Opel Frontera review

The new Frontera is a practical and affordable family crossover, which feels cheap in places, but it’s surprisingly good to drive.

Pros: Perky handling, affordable, roomy, practical, comfortable

Cons: Lots of cheap bits in the cabin, can’t have seven seats with electric power

Opel Frontera Design

The new Opel Frontera shares only a badge with the original 1990s Frontera, which is a bit of a shame as that was quite a handsome car. The new Frontera is rather less so. It’s based on the same Stellantis group ‘Smart Car’ platform as the new Citroen C3 and Fiat Grande Panda, but it ends up looking a bit too much like the Citroen, aside from the now-traditional Opel ‘Vizor’ nose treatment. At the rear, the Frontera has quite sleek lights, but the overall effect of the back end is of a big SUV rear grafted onto a smaller hatchback. You can liven it all up with a contrast colour roof, but the Frontera’s just not a looker. 

Opel Frontera Interior

Considering its likely price point the Frontera’s cabin looks and feels fairly sophisticated. Irish prices and specs aren’t finalised yet, but in the UK at least, the Frontera comes with standard twin ten-inch screens for the instruments and infotainment, and while the software on those screens doesn’t look like the most sophisticated, it’s not terrible and there’s standard Apple CarPlay and Android Auto. In some markets, the cheapest Fronteras come not with a touchscreen but instead a clamp for your smartphone and an app to connect it to the car, which is a neat idea. All of the plastics in the Frontera’s cabin are pretty cheap, but Opel has managed to make it all feel robust, rather than nasty and the optional ‘Intelli-Seat’ front seats are firm and supportive and very comfortable indeed. Their fabric covers are made from recycled plastics woven into cloth. There’s lots of small storage spaces in the front of the cabin, too.

Space in the back seats is excellent, with plenty of legroom and headroom, although the centre rear seat is pretty narrow so may not be of much use. There are useful seat back pockets and door bins in the back, and higher-spec models get small extra pockets up by the headrests, which are perfect for storing a mobile phone or earbuds. There are two USB-C sockets in the back too, and the doors open nice and wide, so it’ll be easy to load in child car seats, for which you’ll find two ISOFIX anchor points in the back.

At 460 litres the boot isn’t the biggest around, but you can adjust the boot floor height so that the Frontera has a flat loading lip. Also, the boot opening is almost a metre tall, so it’ll be easy to load in larger objects. Tumble the back seats forward and there’s 1,600 litres of space.

What about the seven-seat version? Well, we’re not sure yet. For a start, you’ll only be able to get seven seats in the hybrid model, as they won’t fit in the Frontera Electric.

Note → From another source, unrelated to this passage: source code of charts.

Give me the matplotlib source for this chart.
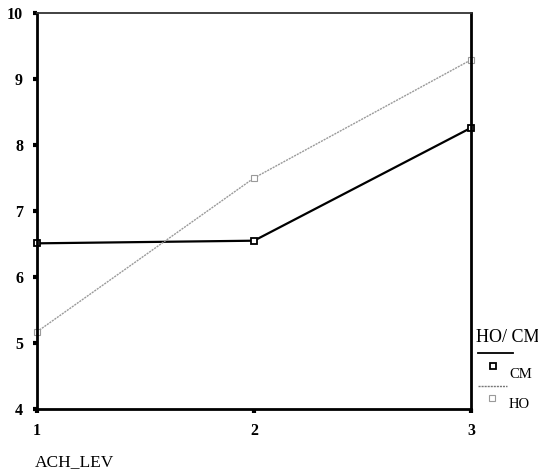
import matplotlib
matplotlib.use("Agg")
import matplotlib.pyplot as plt
from matplotlib.lines import Line2D

x_levels = [1, 2, 3]
cm_values = [6.51, 6.55, 8.26]
ho_values = [5.17, 7.50, 9.29]
y_ticks = [4, 5, 6, 7, 8, 9, 10]
x_ticks = [1, 2, 3]
series_names = ['CM', 'HO']
legend_title = 'HO/ CM'
x_label = 'ACH_LEV'

plt.rcParams['font.family'] = ['Liberation Serif', 'DejaVu Serif']

W, H = 538, 471
fig = plt.figure(figsize=(W/100, H/100), dpi=100)
ax = fig.add_axes([37/W, 1 - 409/H, (471-37)/W, (409-13)/H])

cm_style = dict(color='black', lw=1.6, marker='s', ms=5, mfc='white', mec='black', mew=1.3)
ho_style = dict(color='#9a9a9a', lw=1.0, ls=(0, (1.5, 0.7)), marker='s', ms=5,
                mfc='white', mec='#9a9a9a', mew=0.8)

ax.plot(x_levels, cm_values, clip_on=False, **cm_style)
ax.plot(x_levels, ho_values, clip_on=False, **ho_style)

ax.set_xlim(1, 3)
ax.set_ylim(4, 10)
ax.set_xticks(x_ticks)
ax.set_yticks(y_ticks)
ax.tick_params(axis='both', direction='out', length=3, width=3, labelsize=11.5)
ax.tick_params(axis='y', pad=7)
ax.tick_params(axis='x', pad=7)
for lbl in ax.get_xticklabels() + ax.get_yticklabels():
    lbl.set_fontweight('bold')
ax.spines['left'].set_linewidth(2.0)
ax.spines['bottom'].set_linewidth(2.0)
ax.spines['right'].set_linewidth(2.0)
ax.spines['top'].set_linewidth(1.3)
ax.spines['top'].set_color('#333333')

fig.text(35/W, 1 - 462/H, x_label, fontsize=12.5, ha='left', va='center')

# legend drawn in figure pixel coordinates
def fx(px):
    return px / W

def fy(py):
    return 1 - py / H

fig.text(fx(476), fy(338), legend_title, fontsize=13, ha='left', va='center')
fig.add_artist(Line2D([fx(478), fx(513)], [fy(353), fy(353)], color='black', lw=1.3))
fig.add_artist(Line2D([fx(493)], [fy(366)], ls='none', marker='s', ms=5,
                      mfc='white', mec='black', mew=1.3))
fig.text(fx(509), fy(374), series_names[0], fontsize=10.5, ha='left', va='center')
fig.add_artist(Line2D([fx(478), fx(507)], [fy(386), fy(386)], color='#777777', lw=1.0,
                      ls=(0, (1.5, 0.7))))
fig.add_artist(Line2D([fx(492)], [fy(398)], ls='none', marker='s', ms=5,
                      mfc='white', mec='#9a9a9a', mew=0.8))
fig.text(fx(509), fy(404), series_names[1], fontsize=10.5, ha='left', va='center')

fig.savefig('out.png', dpi=100)
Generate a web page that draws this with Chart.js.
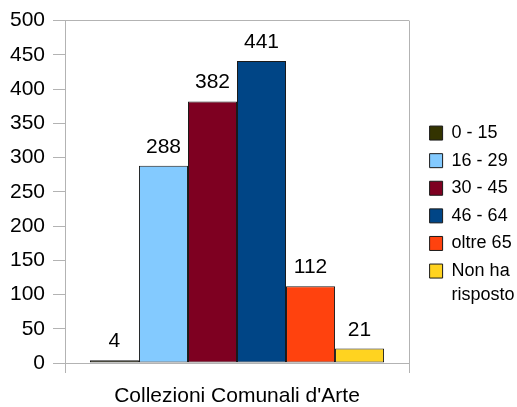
<!DOCTYPE html>
<html>
<head>
<meta charset="utf-8">
<script src="https://cdn.jsdelivr.net/npm/chart.js@4.4.1/dist/chart.umd.min.js"></script>
<style>
  html, body { margin: 0; padding: 0; background: #fff; }
  canvas { display: block; }
</style>
</head>
<body>
<canvas id="chart" width="517" height="407"></canvas>
<script>
const categories = ["Collezioni Comunali d'Arte"];
const seriesNames = ['0 - 15', '16 - 29', '30 - 45', '46 - 64', 'oltre 65', ['Non ha', 'risposto']];
const seriesValues = [4, 288, 382, 441, 112, 21];
const seriesColors = ['#333300', '#83caff', '#7e0021', '#004586', '#ff420e', '#ffd320'];
const yTicks = [0, 50, 100, 150, 200, 250, 300, 350, 400, 450, 500];

const FONT = "'Liberation Sans', Arial, sans-serif";
const AXIS_GRAY = '#b3b3b3';

// scrive il valore sopra ogni barra
const valueLabels = {
    id: 'valueLabels',
    afterDatasetsDraw(chart) {
        const ctx = chart.ctx;
        ctx.save();
        ctx.font = '21px ' + FONT;
        ctx.fillStyle = '#000';
        ctx.textAlign = 'center';
        ctx.textBaseline = 'alphabetic';
        chart.data.datasets.forEach((ds, i) => {
            chart.getDatasetMeta(i).data.forEach((bar, j) => {
                ctx.fillText(String(ds.data[j]), bar.x, bar.y - 13);
            });
        });
        ctx.restore();
    }
};

const datasets = seriesNames.map((name, i) => ({
    label: name,
    data: [seriesValues[i]],
    backgroundColor: seriesColors[i],
    borderColor: '#1a1a1a',
    borderWidth: 1,
    borderSkipped: false,
    yAxisID: 'y'
}));

new Chart(document.getElementById('chart').getContext('2d'), {
    type: 'bar',
    data: { labels: categories, datasets: datasets },
    options: {
        responsive: false,
        animation: false,
        categoryPercentage: 0.855,
        barPercentage: 1,
        layout: { padding: { top: 20, left: 10, right: 0, bottom: 0 } },
        plugins: {
            tooltip: { enabled: false },
            legend: {
                position: 'right',
                maxWidth: 97,
                title: { display: true, text: ' ', font: { size: 5, lineHeight: 1 }, padding: 1 },
                labels: {
                    boxWidth: 13,
                    boxHeight: 14,
                    padding: 9.6,
                    color: '#000',
                    font: { family: FONT, size: 18, lineHeight: 1.33 }
                }
            }
        },
        scales: {
            x: {
                afterFit: scale => { scale.height = 44; },
                grid: {
                    offset: true,
                    color: AXIS_GRAY,
                    tickLength: 10,
                    drawOnChartArea: true
                },
                border: { color: AXIS_GRAY },
                ticks: {
                    color: '#000',
                    padding: 13,
                    maxRotation: 0,
                    autoSkip: false,
                    font: { family: FONT, size: 21, lineHeight: 1 }
                }
            },
            y: {
                min: 0,
                max: 500,
                afterFit: scale => { scale.width = 55; },
                afterBuildTicks: scale => { scale.ticks = yTicks.map(v => ({ value: v })); },
                grid: {
                    color: c => (c.tick && (c.tick.value === 500 || c.tick.value === 0)) ? AXIS_GRAY : 'rgba(0,0,0,0)',
                    tickColor: AXIS_GRAY,
                    tickLength: 12
                },
                border: { color: AXIS_GRAY },
                ticks: {
                    color: '#000',
                    padding: 8,
                    font: { family: FONT, size: 21 }
                }
            },
            gap: {
                position: 'right',
                display: true,
                grid: { display: false },
                border: { display: false },
                ticks: { display: false },
                afterFit: scale => { scale.width = 11; }
            }
        }
    },
    plugins: [valueLabels]
});
</script>
</body>
</html>
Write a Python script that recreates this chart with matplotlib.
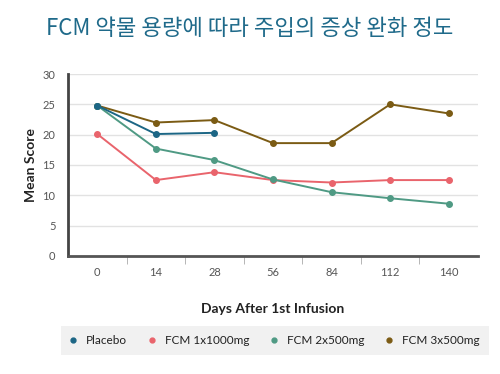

Opel Frontera Performance & Drive

The Frontera Electric comes with a small 44kWh battery pack and a 113hp electric motor driving the front wheels. That doesn’t give it blistering performance — 100km/h comes up in an easy-going 12.1 seconds — and nor does it have particularly long range, at just 305km. A longer-range, 400km-capable version will follow later in 2025, but the good news is that this 44kWh version seems to be able to hit its range marks pretty reliably and doesn’t burn through its charge level too quickly unless you spend endless hours on the motorway. Equally, the lithium-iron phosphate (LFP) battery should be more hardy and rugged in the long term than a more sophisticated lithium-ion battery, although it is limited to 100kW fast charging.

You could pick the hybrid of course, which is based around a 1.2-litre three-cylinder petrol engine backed up by a 21kW electric motor, driving the front wheels through a six-speed automatic gearbox. This feels peppier than the Electric model (0-100km/h takes just 9.0 seconds) and it should do better than 5.5 litres per 100km in daily driving, with relatively low CO2 emissions of 118g/km.

Both versions of the Frontera are surprisingly good to drive. The steering feel is firmer and more responsive than we expected and front-end grip is good. It’s not quite fun, but it’s not bad either and the Frontera is blessed with sensible suspension tuning that’s means it’s very comfortable over bumps — especially around town — but doesn’t wallow about in tight corners. It’s a well set-up car.

Opel Frontera Pricing

Prices haven’t yet been set by Opel Ireland for the Frontera, and indeed it’s not going to arrive here until April 2025, so realistically it’s going to be more of a 252-registration model. Prices have been set for other markets, which means we can infer that the starting point should be in the region of €25,000 — competitive with the likes of the Dacia Jogger — and that the electric version will very probably be the most affordable.

Carzone Verdict

A lot depends on the Frontera’s price tag, but if that’s about what we think it to be, then the Frontera will be an affordable, versatile, practical family car that has its own utilitarian nature and which is surprisingly good to drive when the road turns twisty. It majors on comfort and passenger space (at least in this five-seat version) and ought to make an excellent family car.